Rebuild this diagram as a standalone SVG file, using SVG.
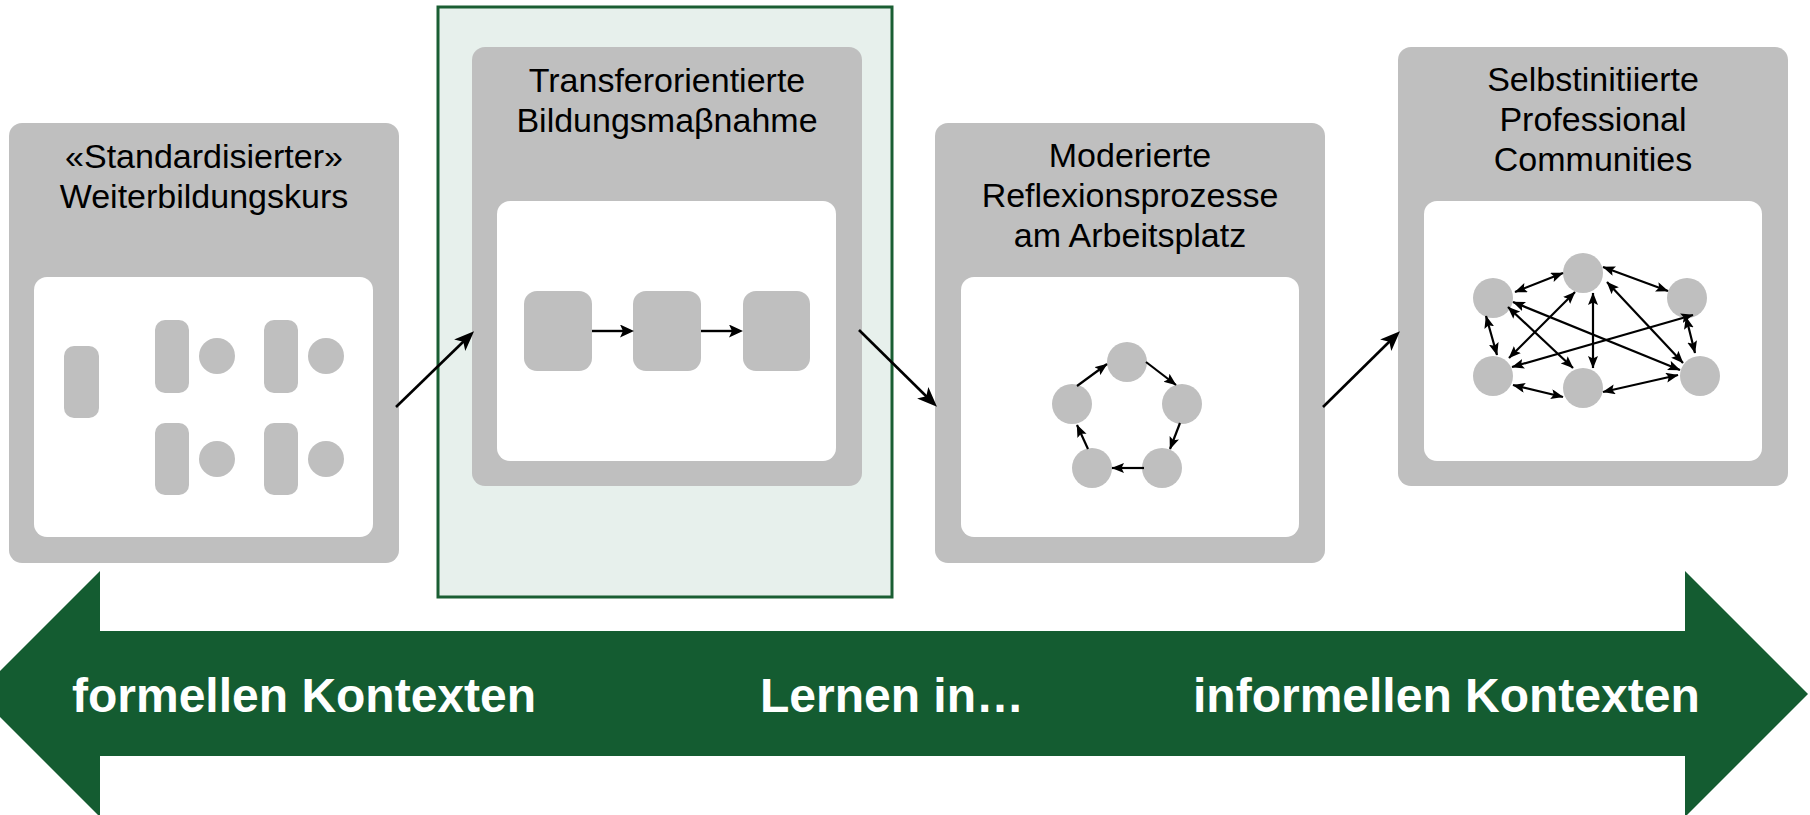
<svg xmlns="http://www.w3.org/2000/svg" width="1810" height="815" viewBox="0 0 1810 815">
<style>
.box{fill:#bfbfbf}
.inner{fill:#ffffff}
.shape{fill:#bfbfbf}
.title{font-family:"Liberation Sans",Arial,sans-serif;font-size:34px;fill:#000;text-anchor:middle}
.band{font-family:"Liberation Sans",Arial,sans-serif;font-size:48px;font-weight:bold;fill:#ffffff}
.conn{stroke:#000;stroke-width:2.6;fill:none}
.small{stroke:#000;stroke-width:2.4;fill:none}
.net{stroke:#000;stroke-width:2.2;fill:none}
</style>
<defs>
<marker id="big" markerUnits="userSpaceOnUse" markerWidth="22" markerHeight="18" refX="6" refY="8" orient="auto">
<path d="M0,0 L20,8 L0,16 L5,8 z" fill="#000"/>
</marker>
<marker id="mid" markerUnits="userSpaceOnUse" markerWidth="16" markerHeight="14" refX="4" refY="6.5" orient="auto">
<path d="M0,0 L14,6.5 L0,13 L3,6.5 z" fill="#000"/>
</marker>
<marker id="tiny" markerUnits="userSpaceOnUse" markerWidth="14" markerHeight="11" refX="12" refY="5" orient="auto-start-reverse">
<path d="M0,0 L12.5,5 L0,10 L2.5,5 z" fill="#000"/>
</marker>
</defs>

<g id="band">
<polygon points="-23,694 100,571 100,631 1685,631 1685,571 1808,694 1685,817 1685,756 100,756 100,817" fill="#145c31"/>
<text class="band" x="72" y="712">formellen Kontexten</text>
<text class="band" x="760" y="712">Lernen in…</text>
<text class="band" x="1193" y="712">informellen Kontexten</text>
</g>

<g id="highlight">
<rect x="438" y="7" width="454" height="590" fill="#e7f0ec" stroke="#1a5e33" stroke-width="3"/>
</g>

<g id="node1">
<rect class="box" x="9" y="123" width="390" height="440" rx="13"/>
<text class="title" x="204" y="168">«Standardisierter»</text>
<text class="title" x="204" y="208">Weiterbildungskurs</text>
<rect class="inner" x="34" y="277" width="339" height="260" rx="13"/>
<rect class="shape" x="64" y="346" width="35" height="72" rx="10"/>
<rect class="shape" x="155" y="320" width="34" height="73" rx="10"/>
<rect class="shape" x="264" y="320" width="34" height="73" rx="10"/>
<rect class="shape" x="155" y="423" width="34" height="72" rx="10"/>
<rect class="shape" x="264" y="423" width="34" height="72" rx="10"/>
<circle class="shape" cx="217" cy="356" r="18"/>
<circle class="shape" cx="326" cy="356" r="18"/>
<circle class="shape" cx="217" cy="459" r="18"/>
<circle class="shape" cx="326" cy="459" r="18"/>
</g>

<g id="node2">
<rect class="box" x="472" y="47" width="390" height="439" rx="13"/>
<text class="title" x="667" y="92">Transferorientierte</text>
<text class="title" x="667" y="132">Bildungsmaβnahme</text>
<rect class="inner" x="497" y="201" width="339" height="260" rx="13"/>
<rect class="shape" x="524" y="291" width="68" height="80" rx="13"/>
<rect class="shape" x="633" y="291" width="68" height="80" rx="13"/>
<rect class="shape" x="743" y="291" width="67" height="80" rx="13"/>
<line class="small" x1="592" y1="331" x2="624" y2="331" marker-end="url(#mid)"/>
<line class="small" x1="701" y1="331" x2="733" y2="331" marker-end="url(#mid)"/>
</g>

<g id="node3">
<rect class="box" x="935" y="123" width="390" height="440" rx="13"/>
<text class="title" x="1130" y="167">Moderierte</text>
<text class="title" x="1130" y="207">Reflexionsprozesse</text>
<text class="title" x="1130" y="247">am Arbeitsplatz</text>
<rect class="inner" x="961" y="277" width="338" height="260" rx="13"/>
<circle class="shape" cx="1127" cy="362" r="20"/>
<circle class="shape" cx="1182" cy="404" r="20"/>
<circle class="shape" cx="1072" cy="404" r="20"/>
<circle class="shape" cx="1162" cy="468" r="20"/>
<circle class="shape" cx="1092" cy="468" r="20"/>
<line class="net" x1="1077" y1="386" x2="1107" y2="364" marker-end="url(#tiny)"/>
<line class="net" x1="1146" y1="362" x2="1176" y2="385" marker-end="url(#tiny)"/>
<line class="net" x1="1180" y1="423" x2="1170" y2="449" marker-end="url(#tiny)"/>
<line class="net" x1="1144" y1="468" x2="1112" y2="468" marker-end="url(#tiny)"/>
<line class="net" x1="1088" y1="449" x2="1077" y2="425" marker-end="url(#tiny)"/>
</g>

<g id="node4">
<rect class="box" x="1398" y="47" width="390" height="439" rx="13"/>
<text class="title" x="1593" y="91">Selbstinitiierte</text>
<text class="title" x="1593" y="131">Professional</text>
<text class="title" x="1593" y="171">Communities</text>
<rect class="inner" x="1424" y="201" width="338" height="260" rx="13"/>
<circle class="shape" cx="1493" cy="298" r="20"/>
<circle class="shape" cx="1583" cy="273" r="20"/>
<circle class="shape" cx="1687" cy="298" r="20"/>
<circle class="shape" cx="1493" cy="376" r="20"/>
<circle class="shape" cx="1583" cy="388" r="20"/>
<circle class="shape" cx="1700" cy="376" r="20"/>
<line class="net" x1="1515" y1="292" x2="1563" y2="273" marker-start="url(#tiny)" marker-end="url(#tiny)"/>
<line class="net" x1="1603" y1="267" x2="1668" y2="291" marker-start="url(#tiny)" marker-end="url(#tiny)"/>
<line class="net" x1="1486" y1="316" x2="1497" y2="355" marker-start="url(#tiny)" marker-end="url(#tiny)"/>
<line class="net" x1="1508" y1="307" x2="1573" y2="368" marker-start="url(#tiny)" marker-end="url(#tiny)"/>
<line class="net" x1="1513" y1="302" x2="1680" y2="370" marker-start="url(#tiny)" marker-end="url(#tiny)"/>
<line class="net" x1="1509" y1="358" x2="1575" y2="292" marker-start="url(#tiny)" marker-end="url(#tiny)"/>
<line class="net" x1="1593" y1="293" x2="1593" y2="368" marker-start="url(#tiny)" marker-end="url(#tiny)"/>
<line class="net" x1="1607" y1="282" x2="1683" y2="363" marker-start="url(#tiny)" marker-end="url(#tiny)"/>
<line class="net" x1="1693" y1="315" x2="1512" y2="367" marker-start="url(#tiny)" marker-end="url(#tiny)"/>
<line class="net" x1="1686" y1="317" x2="1695" y2="353" marker-start="url(#tiny)" marker-end="url(#tiny)"/>
<line class="net" x1="1513" y1="385" x2="1563" y2="397" marker-start="url(#tiny)" marker-end="url(#tiny)"/>
<line class="net" x1="1603" y1="392" x2="1678" y2="375" marker-start="url(#tiny)" marker-end="url(#tiny)"/>
</g>

<g id="connectors">
<line class="conn" x1="396" y1="407" x2="464" y2="341" marker-end="url(#big)"/>
<line class="conn" x1="859" y1="330" x2="927" y2="397" marker-end="url(#big)"/>
<line class="conn" x1="1323" y1="407" x2="1390" y2="341" marker-end="url(#big)"/>
</g>
</svg>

> _Task to carry out_
Copy out every line of the material above exactly, skipping the pictures.

> _Task answer_
Rebuild this diagram as a standalone SVG file, using SVG.
<svg xmlns="http://www.w3.org/2000/svg" width="1810" height="815" viewBox="0 0 1810 815">
<style>
.box{fill:#bfbfbf}
.inner{fill:#ffffff}
.shape{fill:#bfbfbf}
.title{font-family:"Liberation Sans",Arial,sans-serif;font-size:34px;fill:#000;text-anchor:middle}
.band{font-family:"Liberation Sans",Arial,sans-serif;font-size:48px;font-weight:bold;fill:#ffffff}
.conn{stroke:#000;stroke-width:2.6;fill:none}
.small{stroke:#000;stroke-width:2.4;fill:none}
.net{stroke:#000;stroke-width:2.2;fill:none}
</style>
<defs>
<marker id="big" markerUnits="userSpaceOnUse" markerWidth="22" markerHeight="18" refX="6" refY="8" orient="auto">
<path d="M0,0 L20,8 L0,16 L5,8 z" fill="#000"/>
</marker>
<marker id="mid" markerUnits="userSpaceOnUse" markerWidth="16" markerHeight="14" refX="4" refY="6.5" orient="auto">
<path d="M0,0 L14,6.5 L0,13 L3,6.5 z" fill="#000"/>
</marker>
<marker id="tiny" markerUnits="userSpaceOnUse" markerWidth="14" markerHeight="11" refX="12" refY="5" orient="auto-start-reverse">
<path d="M0,0 L12.5,5 L0,10 L2.5,5 z" fill="#000"/>
</marker>
</defs>

<g id="band">
<polygon points="-23,694 100,571 100,631 1685,631 1685,571 1808,694 1685,817 1685,756 100,756 100,817" fill="#145c31"/>
<text class="band" x="72" y="712">formellen Kontexten</text>
<text class="band" x="760" y="712">Lernen in…</text>
<text class="band" x="1193" y="712">informellen Kontexten</text>
</g>

<g id="highlight">
<rect x="438" y="7" width="454" height="590" fill="#e7f0ec" stroke="#1a5e33" stroke-width="3"/>
</g>

<g id="node1">
<rect class="box" x="9" y="123" width="390" height="440" rx="13"/>
<text class="title" x="204" y="168">«Standardisierter»</text>
<text class="title" x="204" y="208">Weiterbildungskurs</text>
<rect class="inner" x="34" y="277" width="339" height="260" rx="13"/>
<rect class="shape" x="64" y="346" width="35" height="72" rx="10"/>
<rect class="shape" x="155" y="320" width="34" height="73" rx="10"/>
<rect class="shape" x="264" y="320" width="34" height="73" rx="10"/>
<rect class="shape" x="155" y="423" width="34" height="72" rx="10"/>
<rect class="shape" x="264" y="423" width="34" height="72" rx="10"/>
<circle class="shape" cx="217" cy="356" r="18"/>
<circle class="shape" cx="326" cy="356" r="18"/>
<circle class="shape" cx="217" cy="459" r="18"/>
<circle class="shape" cx="326" cy="459" r="18"/>
</g>

<g id="node2">
<rect class="box" x="472" y="47" width="390" height="439" rx="13"/>
<text class="title" x="667" y="92">Transferorientierte</text>
<text class="title" x="667" y="132">Bildungsmaβnahme</text>
<rect class="inner" x="497" y="201" width="339" height="260" rx="13"/>
<rect class="shape" x="524" y="291" width="68" height="80" rx="13"/>
<rect class="shape" x="633" y="291" width="68" height="80" rx="13"/>
<rect class="shape" x="743" y="291" width="67" height="80" rx="13"/>
<line class="small" x1="592" y1="331" x2="624" y2="331" marker-end="url(#mid)"/>
<line class="small" x1="701" y1="331" x2="733" y2="331" marker-end="url(#mid)"/>
</g>

<g id="node3">
<rect class="box" x="935" y="123" width="390" height="440" rx="13"/>
<text class="title" x="1130" y="167">Moderierte</text>
<text class="title" x="1130" y="207">Reflexionsprozesse</text>
<text class="title" x="1130" y="247">am Arbeitsplatz</text>
<rect class="inner" x="961" y="277" width="338" height="260" rx="13"/>
<circle class="shape" cx="1127" cy="362" r="20"/>
<circle class="shape" cx="1182" cy="404" r="20"/>
<circle class="shape" cx="1072" cy="404" r="20"/>
<circle class="shape" cx="1162" cy="468" r="20"/>
<circle class="shape" cx="1092" cy="468" r="20"/>
<line class="net" x1="1077" y1="386" x2="1107" y2="364" marker-end="url(#tiny)"/>
<line class="net" x1="1146" y1="362" x2="1176" y2="385" marker-end="url(#tiny)"/>
<line class="net" x1="1180" y1="423" x2="1170" y2="449" marker-end="url(#tiny)"/>
<line class="net" x1="1144" y1="468" x2="1112" y2="468" marker-end="url(#tiny)"/>
<line class="net" x1="1088" y1="449" x2="1077" y2="425" marker-end="url(#tiny)"/>
</g>

<g id="node4">
<rect class="box" x="1398" y="47" width="390" height="439" rx="13"/>
<text class="title" x="1593" y="91">Selbstinitiierte</text>
<text class="title" x="1593" y="131">Professional</text>
<text class="title" x="1593" y="171">Communities</text>
<rect class="inner" x="1424" y="201" width="338" height="260" rx="13"/>
<circle class="shape" cx="1493" cy="298" r="20"/>
<circle class="shape" cx="1583" cy="273" r="20"/>
<circle class="shape" cx="1687" cy="298" r="20"/>
<circle class="shape" cx="1493" cy="376" r="20"/>
<circle class="shape" cx="1583" cy="388" r="20"/>
<circle class="shape" cx="1700" cy="376" r="20"/>
<line class="net" x1="1515" y1="292" x2="1563" y2="273" marker-start="url(#tiny)" marker-end="url(#tiny)"/>
<line class="net" x1="1603" y1="267" x2="1668" y2="291" marker-start="url(#tiny)" marker-end="url(#tiny)"/>
<line class="net" x1="1486" y1="316" x2="1497" y2="355" marker-start="url(#tiny)" marker-end="url(#tiny)"/>
<line class="net" x1="1508" y1="307" x2="1573" y2="368" marker-start="url(#tiny)" marker-end="url(#tiny)"/>
<line class="net" x1="1513" y1="302" x2="1680" y2="370" marker-start="url(#tiny)" marker-end="url(#tiny)"/>
<line class="net" x1="1509" y1="358" x2="1575" y2="292" marker-start="url(#tiny)" marker-end="url(#tiny)"/>
<line class="net" x1="1593" y1="293" x2="1593" y2="368" marker-start="url(#tiny)" marker-end="url(#tiny)"/>
<line class="net" x1="1607" y1="282" x2="1683" y2="363" marker-start="url(#tiny)" marker-end="url(#tiny)"/>
<line class="net" x1="1693" y1="315" x2="1512" y2="367" marker-start="url(#tiny)" marker-end="url(#tiny)"/>
<line class="net" x1="1686" y1="317" x2="1695" y2="353" marker-start="url(#tiny)" marker-end="url(#tiny)"/>
<line class="net" x1="1513" y1="385" x2="1563" y2="397" marker-start="url(#tiny)" marker-end="url(#tiny)"/>
<line class="net" x1="1603" y1="392" x2="1678" y2="375" marker-start="url(#tiny)" marker-end="url(#tiny)"/>
</g>

<g id="connectors">
<line class="conn" x1="396" y1="407" x2="464" y2="341" marker-end="url(#big)"/>
<line class="conn" x1="859" y1="330" x2="927" y2="397" marker-end="url(#big)"/>
<line class="conn" x1="1323" y1="407" x2="1390" y2="341" marker-end="url(#big)"/>
</g>
</svg>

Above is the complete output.